I notice these "husbands looking at porn" threads a lot, and personally i don't get it. I'm a guy and I think it is totally disrespectful for the guy to look at it as his own little hobby aside from his wife. maybe it's just the culture where I'm from, but it just seems odd to me.

I especially don't understand if sex is good between the couple. Looking at porn together if both are ok with it seems fine. I was married 18 years and my sex life was less than great, but I never looked at porn unless it was the few times my wife and i did it together. I can't imagine just sitting around looking at the computer screen or magazine and my wife knowing about it.

Maybe it just doesn't do for me what it does for other men.


----------



## eli (Jan 29, 2011)

Southbound - what a hero!


----------



## Rob774 (Sep 27, 2010)

Us porm guys, we are all heathens and the dreggs of society.
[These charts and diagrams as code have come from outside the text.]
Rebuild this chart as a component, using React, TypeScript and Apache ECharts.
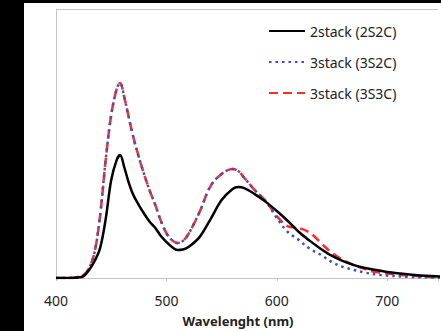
import React, { useEffect, useRef } from "react";
import * as echarts from "echarts";

const wavelengths = [400, 410, 420, 425, 430, 435, 440, 445, 450, 455, 458, 462, 466, 470, 475, 480, 485, 490, 495, 500, 505, 510, 515, 520, 530, 540, 550, 560, 565, 570, 580, 590, 600, 610, 620, 630, 640, 650, 660, 670, 680, 690, 700, 720, 740, 760];

const s2S2C = [0, 0, 0.002, 0.007, 0.03, 0.063, 0.112, 0.219, 0.364, 0.439, 0.457, 0.409, 0.353, 0.309, 0.271, 0.238, 0.208, 0.186, 0.156, 0.134, 0.115, 0.104, 0.106, 0.115, 0.152, 0.219, 0.29, 0.331, 0.338, 0.335, 0.312, 0.283, 0.249, 0.212, 0.171, 0.138, 0.108, 0.082, 0.063, 0.048, 0.037, 0.03, 0.022, 0.013, 0.007, 0.004];

const s3S2C = [0, 0, 0.004, 0.011, 0.037, 0.097, 0.234, 0.439, 0.606, 0.703, 0.725, 0.669, 0.595, 0.524, 0.45, 0.383, 0.323, 0.271, 0.212, 0.167, 0.141, 0.13, 0.138, 0.164, 0.245, 0.342, 0.387, 0.405, 0.398, 0.375, 0.327, 0.286, 0.223, 0.171, 0.141, 0.108, 0.086, 0.059, 0.041, 0.03, 0.02, 0.013, 0.009, 0.004, 0.002, 0];

const s3S3C = [0, 0, 0.004, 0.011, 0.037, 0.097, 0.234, 0.439, 0.606, 0.703, 0.725, 0.669, 0.595, 0.524, 0.45, 0.383, 0.323, 0.271, 0.212, 0.167, 0.141, 0.13, 0.138, 0.164, 0.245, 0.342, 0.387, 0.405, 0.398, 0.375, 0.327, 0.286, 0.23, 0.192, 0.186, 0.168, 0.13, 0.093, 0.067, 0.048, 0.033, 0.022, 0.017, 0.009, 0.004, 0.002];

const seriesNames = ["2stack (2S2C)", "3stack (3S2C)", "3stack (3S3C)"];
const xTicks = [400, 500, 600, 700];

const pairs = (vals: number[]) => wavelengths.map((w, i) => [w, vals[i]]);

export default function App() {
  const ref = useRef<HTMLDivElement>(null);
  useEffect(() => {
    if (!ref.current) return;
    const chart = echarts.init(ref.current, null, { renderer: "svg" });
    const font = "'Noto Sans', sans-serif";
    chart.setOption({
      animation: false,
      backgroundColor: "#ffffff",
      grid: { left: 32, right: 0, top: 6, bottom: 53 },
      legend: {
        orient: "vertical",
        left: 239,
        top: 16,
        itemWidth: 36,
        itemHeight: 12,
        itemGap: 17,
        data: seriesNames,
        itemStyle: { opacity: 0 },
        textStyle: { fontFamily: font, fontSize: 14, color: "#222" },
      },
      xAxis: {
        type: "value",
        min: 400,
        max: 746,
        interval: 100,
        axisLine: { lineStyle: { color: "#c4c4c4", width: 1 } },
        axisTick: { show: true, length: 3, lineStyle: { color: "#c4c4c4" } },
        splitLine: { show: false },
        axisLabel: {
          margin: 15,
          fontFamily: font,
          fontSize: 14,
          color: "#222",
          formatter: (v: number) => (xTicks.includes(v) ? String(v) : ""),
        },
      },
      yAxis: {
        type: "value",
        min: 0,
        max: 1,
        interval: 1,
        axisLine: { show: true, lineStyle: { color: "#c4c4c4", width: 1 } },
        axisTick: { show: false },
        axisLabel: { show: false },
        splitLine: { show: true, lineStyle: { color: "#c4c4c4", width: 1 } },
      },
      graphic: [
        {
          type: "text",
          left: 212.5 - 54,
          top: 311,
          style: {
            text: "Wavelenght (nm)",
            font: "bold 13px 'Noto Sans', sans-serif",
            fill: "#222",
          },
        },
      ],
      series: [
        {
          name: seriesNames[0],
          type: "line",
          data: pairs(s2S2C),
          smooth: 0.35,
          showSymbol: false,
          symbol: "none",
          z: 4,
          lineStyle: { color: "#000000", width: 2.5 },
          itemStyle: { color: "#000000" },
        },
        {
          name: seriesNames[1],
          type: "line",
          data: pairs(s3S2C),
          smooth: 0.35,
          showSymbol: false,
          symbol: "none",
          z: 3,
          lineStyle: { color: "#3f4fc4", width: 2.5, type: [2.5, 4] },
          itemStyle: { color: "#3f4fc4" },
        },
        {
          name: seriesNames[2],
          type: "line",
          data: pairs(s3S3C),
          smooth: 0.35,
          showSymbol: false,
          symbol: "none",
          z: 2,
          lineStyle: { color: "#ff2a2a", width: 2.5, type: [9, 5] },
          itemStyle: { color: "#ff2a2a" },
        },
      ],
    });
    return () => chart.dispose();
  }, []);
  return (
    <div style={{ position: "fixed", left: 0, top: 0, width: 441, height: 331, background: "#000" }}>
      <div ref={ref} style={{ position: "absolute", left: 24, top: 3, width: 417, height: 328 }} />
    </div>
  );
}
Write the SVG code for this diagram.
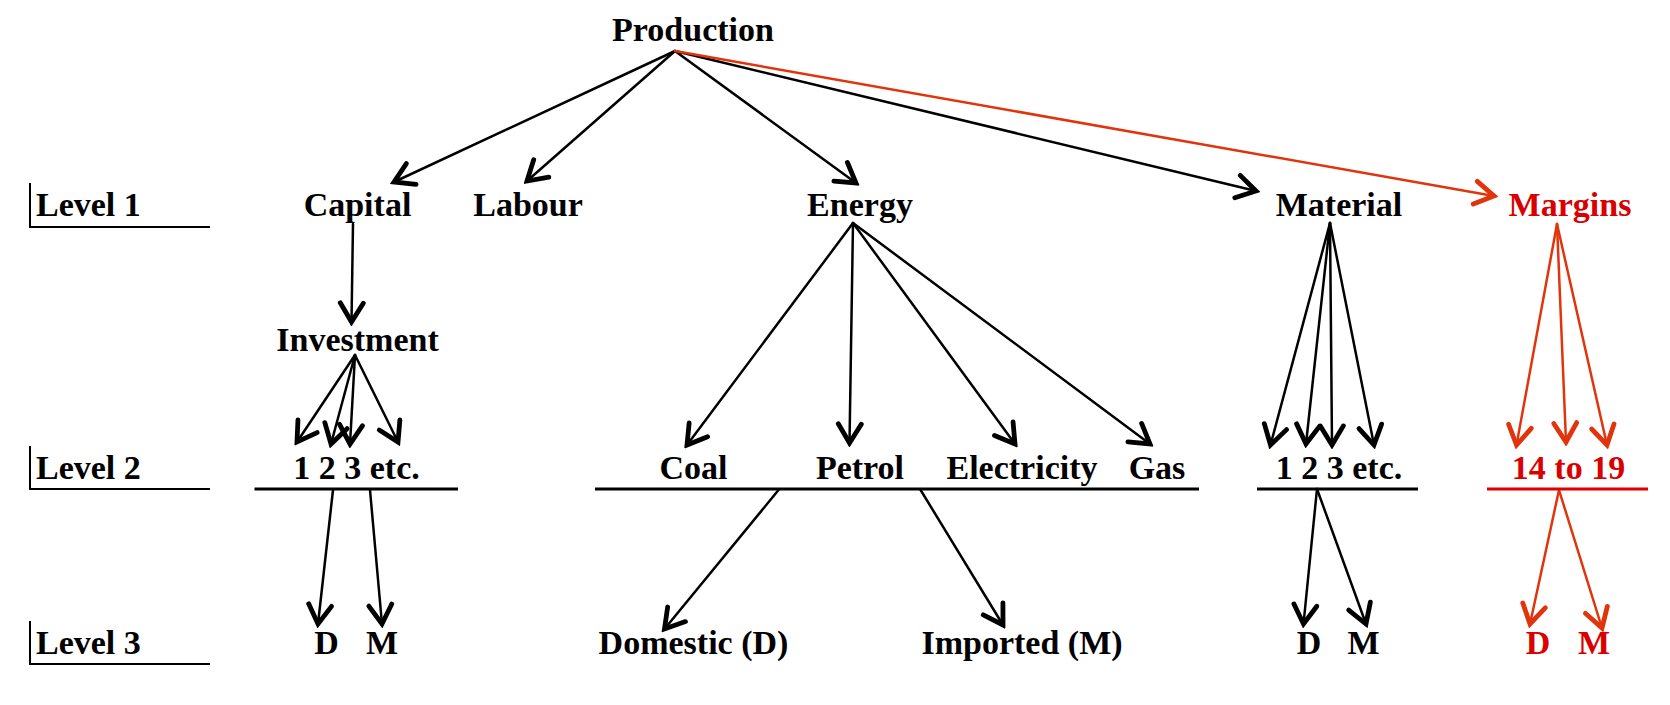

If your mate has a problem with you viewing porm, and you still do regardless, then you have a problem. But that mate had better be holding up her own sexual responsibility.


----------



## Draguna (Jan 13, 2011)

So... My gf and I each look at porn, mostly not together. Sex life is great. If possible, every day. I like my male/female / hentai porn, she likes the lesbian/gay/yaoi stuff. What does that make us? Just wanted to say it is not always bad, can be a handy tool lik toys if used properly.
_Posted via Mobile Device_


----------



## zohaib (Dec 24, 2010)

Well its really disgusting kind of a thing when u r married..
Firstly make your husband feel that u husr bcoz of this....

there 2 solutions for this..

1-> whenever he will be watching that porn stuff just try to attract him, seduce him to have a sex with u...or show him ur body so that he will pay his attention toward u rather paying attention toward screen of PC.so after some time he will be addict of u...and will not have interest in watchin this porn stuff.

2-> if it doesn't works then talk to him directly but in a polite and romantic manner..that r u not able to fulfil his sexual desire, if yes then wats the need of watching porn?
ask him wat he is getting in watching porn that u r unable to give him.!
let him know that these are just pictures n videos and in real they can't fulfill his sexual desires.
ask him y he do this n tell him that u have been hurted lot of the time coz of this..and it is making u afraid that u r unable to satisfy him.
and falling u in inferiority.

hope it will help u.


----------



## sinnister (Dec 5, 2010)

I'm with Rob774...there are a multitude of reasons why a husband will look at porn. To assume that they're some sort of degenerate for doing so is a bit extreme after all, we see porn as media...not a real woman.

But if doing so upsets either party than a discussion and resolution needs to take place. A discussion of why he's looking at it, and the ramifications of doing so on his wife's emotional state is essential.


----------